The right to a speedy trial has been deeply enshrined in the United States from its inception, beginning with the Sixth Amendment to the U.S. Constitution. Continuing in this traditional right, the criminal trial attorney may elect to exercise an accused’s right to speedy trial pursuant to FRCP 3.191, and the entitlement to speedy trial is extended under certain circumstances by statute in the civil context as well.

FRCP 415.1115 reads in pertinent part, “In a civil action in which a person over the age of 65 is a party, such party may move the court to advance the trial on the docket. … The motion may be filed and served with the initial complaint or at any time thereafter.” The rationale for this rule extends to the infirm and others who would benefit tremendously by an expedited trial setting.

Whatever the mechanism used to bring your client’s case to a jury of his or her peers, the common theme is that justice delayed is not justice at all. The Third DCA’s Barclay v. Rivero in 1980 is but one of many cases which empower the court to move cases on its docket forward and forcefully. The other side will argue about the fairness of expedited trials and their diminished ability to prepare.

If you have a documented pattern of conducting discovery in a fair and open manner, consistent with the letter and intent of the rules, you will be providing the trial judge with the cover necessary to proceed to trial, even against the whinings of a delay-minded opposing counsel.

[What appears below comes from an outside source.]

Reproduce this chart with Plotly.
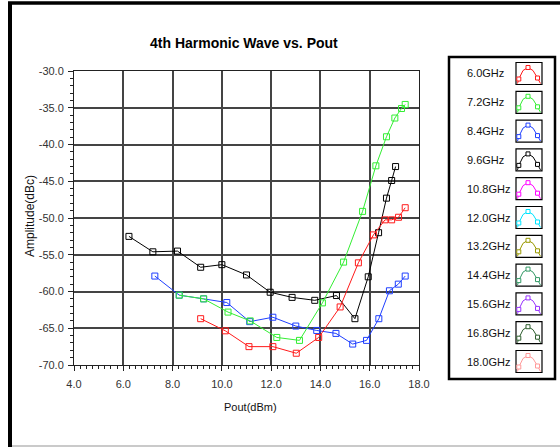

As a practical matter, overloaded courts appreciate those who fight zealously to have their grievance determined by the jury as soon as justice will allow.

Be that lone and loudest voice truly seeking your client’s day in court. Be that one who seeks nothing more than to get on — and off — the judge’s docket as quickly as the process will allow. The effort should be respected by the court. It will certainly be appreciated by your client. And when contrasted from day one against the dilatory gobbledygook from the other side, your client will get that day in court sooner rather than later.